The MAP® test is a growth assessment given to K–12 students that provides data to help teachers teach, students learn, and administrators lead. As students approach the spring MAP test, their teachers are helping them prepare. Parents can also play a role in helping their child get ready for the test and this post provides some tips. First, if parents have questions about the MAP test, what it is, and how it works, we’ve posted a couple of blogs that can answer many of their questions:
Answers to the Top 6 Questions Parents Ask About the MAP Test
Answers to Six (More) Questions Parents Ask About the MAP Test
To help your child prepare for the MAP test, here are 20 things parents can do: To Prepare for Testing
Meet with your child’s teacher as often as needed to discuss his or her progress. Ask about activities you and your child can do at home to help prepare for tests and improve your child’s understanding of schoolwork. Parents and teachers working together benefits students.
Provide a quiet, comfortable place for studying at home without distractions from TV or electronic devices.
Make sure that your child is well rested on school days and especially the day of a test. Children who are tired are less able to pay attention in class or handle the demands of a test.
Give your child a well-rounded diet. A healthy body leads to a healthy, active mind.
To Prepare for Language
Talk to your child and encourage him or her to join in conversation during family activities.
Give your child a journal or diary as a gift.
Help your child write a letter to a friend or family member. Offer assistance with correct grammar usage and content.
Select a “word of the week” and encourage your child to use the new word throughout the week.
Plan a special snack or meal and have your child write the menu.
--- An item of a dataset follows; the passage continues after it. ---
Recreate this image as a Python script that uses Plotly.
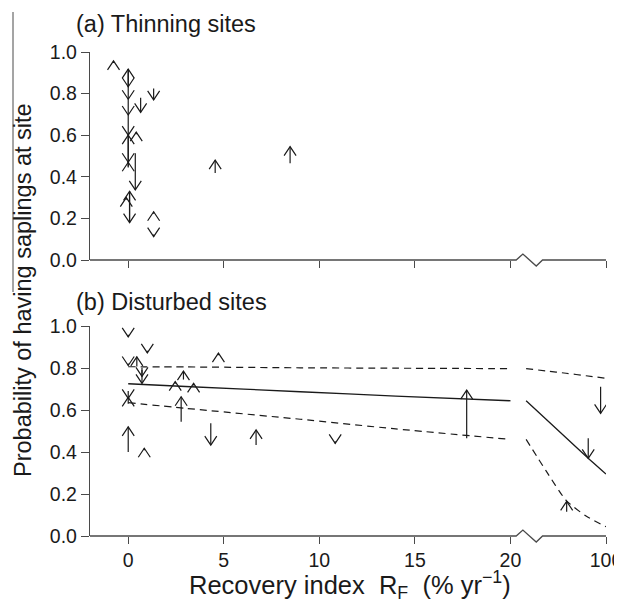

After finishing a chapter in a book or a magazine article, have your child explain his or her favorite event.
To Prepare for Reading
Provide many opportunities for your child to read a wide variety of books, magazines, and other materials. By reading new materials, a child learns new words that might appear on a test. Read aloud to your child, even when your child can read independently. Research shows that this is the most important activity parents can do to increase their child’s chance of reading success.
Make time for frequent visits to the library, and let your child explore books that interest him or her.
Ask your child’s school about a suggested outside reading list or get suggestions from the public library.
Play games like Scrabble® , Spill and Spell™, Scattergories® , and Balderdash™ together.
Work crossword and word search puzzles with your child
To Prepare for Math
Spend time with kids on simple board games, puzzles, and activities that encourage better attitudes and stronger math skills. Even everyday activities such as playing with toys in a sandbox or in a tub at bath time can teach children math concepts such as weight, density, and volume.
Encourage children to solve problems. Provide assistance, but let them figure it out themselves. Problem solving is a lifetime skill.
The kitchen is filled with tasty opportunities to teach fractional measurements, such as doubling and dividing cookie recipes.
Point out ways that people use math every day to pay bills, balance their checkbooks, figure out their net earnings, make change, and tip at restaurants. Involve older children in projects that incorporate geometric and algebraic concepts such as planting a garden, building a bookshelf, or figuring out how long it will take to drive to your family vacation destination.
Children can learn to read and interpret charts and graphs such as those found in daily newspapers. Collecting and analyzing data will help your child draw conclusions and become discriminating a reader of numerical information.